Needed to make sure water didn't drip straight into the back of it. So I removed all the paint and fibreglass that was making a lip and found there wasn't much left of the original gutter on both sides:
Set about making a new lip for that from some 1.2mm steel:
If i could weld I could of made a pretty professional job of this, but what I ended up doing would be considered as a bodge by some. But for me i'll be happy with it if it doesn't leak.
Drilled the car and the new lip to be riveted in, sprayed them up and painted any holes i'd made:
They were then riveted inplace with a bead of tiger seal between then and the car and also tiger seal on and underneath the rivet heads to seal them and prevent any corrosion between the 2 metals:
Then tiger sealed all the drip tray up followed by a coat of paint:
Its worked quite well I think, but time will tell and we'll see if it leaks.....
After that, I moved onto my doors - Fitting cental locking too them. The locking motors are controlled by the alarm, but may leave that till a later date, just wanted to get these in so I don't have to mess about taking the door cards off to wire the alarm in.
Thankfully this job was straightforward with these street fighter doors.
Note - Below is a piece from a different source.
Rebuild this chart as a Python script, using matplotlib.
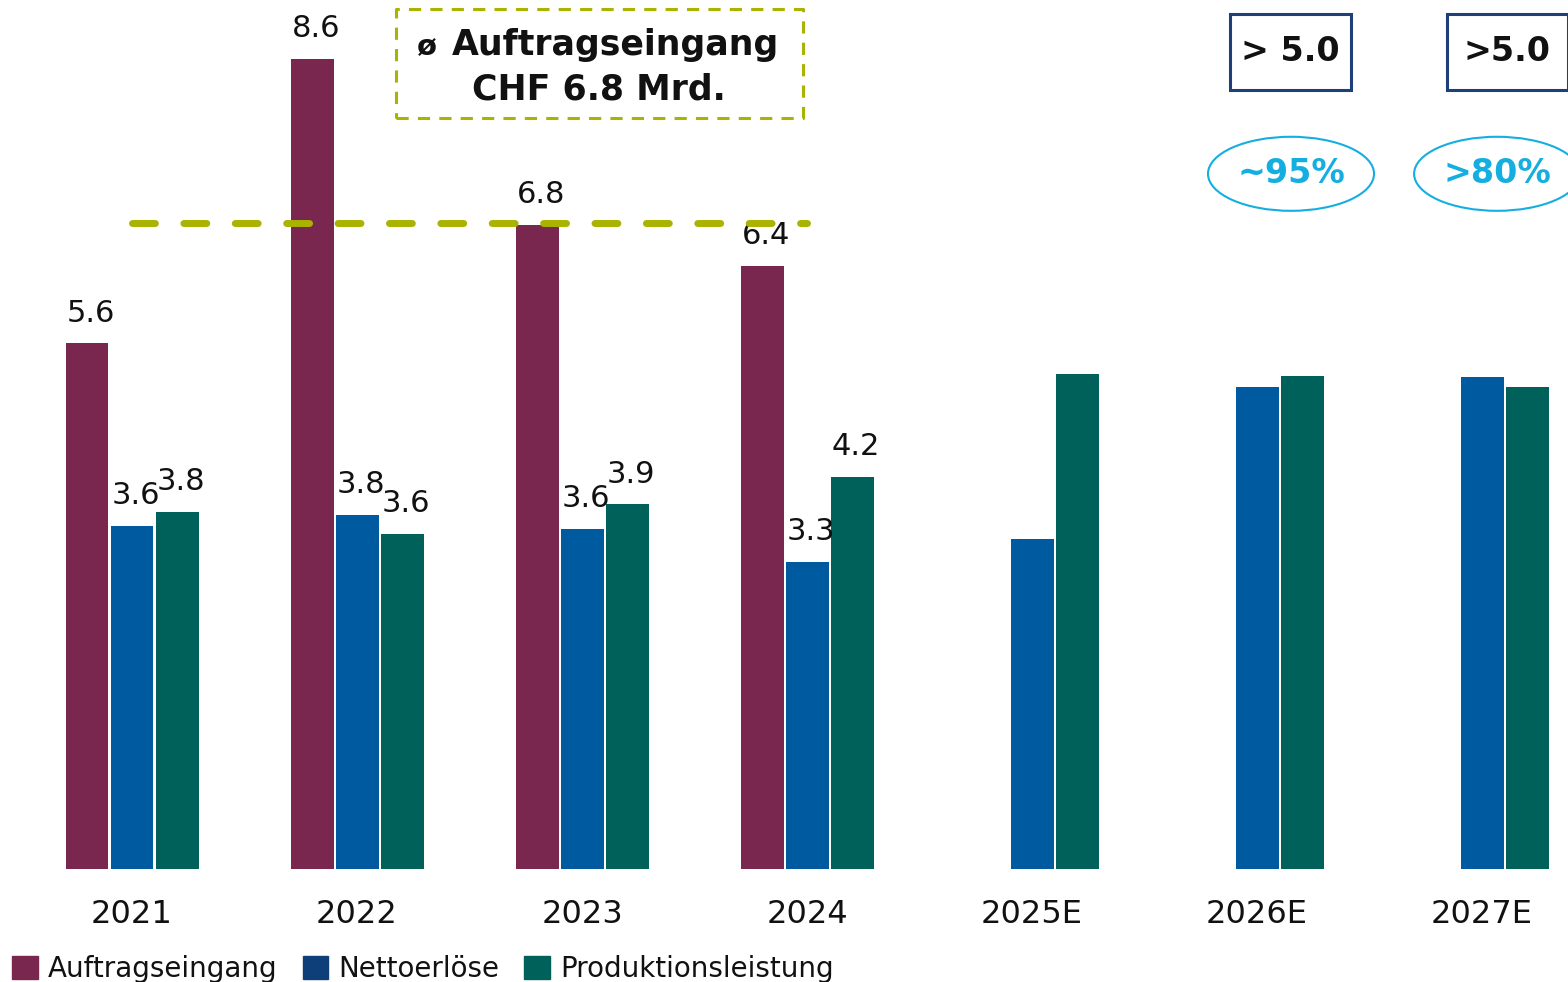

No fancy hinges or anything are needed, just the motors themselves which cost me a fiver for the pair of them off ebay. I started by drilling the locking bar and putting the central locking control bar through it:
Then this is where the motors are mounted - But inside the door obviously, was just checking the direction of the locking bar here:
Then the locking bars were fitted to the motors and the motors mounted in the door. The wiring was extended and the door and door post drilled to route the wiring through. I riveted a P clip to the door where the door opening handle goes to support the wiring and help route it without it dangling around inside the door or dropping down into any water that'll be draining into the bottom of the door:
All in and tested. Locks and unlocked the door nicely - Pretty powerful little motors there for their size:
Today i've been sorted the steering column out. It had a fair bit of play in it and movement from the chrome drop bracket. I thought it was because the drop bracket had loosened over time, but I tightened it up and the play was still there. So today i've been taking the steering rack out to replace the bushes in that and get rid of the nasty chrome drop bracket.
When I fitted the drop bracket, I didn't loosen the U bolts so was half expecting to see the splines of the rack chewed up and useless, but there fine which is a relief!
The pinch bolt has seen better days though, so will be getting a new once of those and i've got a beefy steering drop bracket on order from Jon betts on here - AKA JB Fab. Gona be glad to remove that chrome drop bracket, the whole thing was bent and twisted when I took it off!
Just got to deal with the nasty shear bolts to remove the standard column mount! I thought i'd got lucky as both the heads were still on the bolts, but as I tried to undo them, they sheared off
So i'll be going at them with molegrips, stud extractors and the dremel next to get them out - Wish me luck!
I've done a few other odd jobs too, but nothing exciting really. Adjusting the handbrakes, fitted the front arches etc.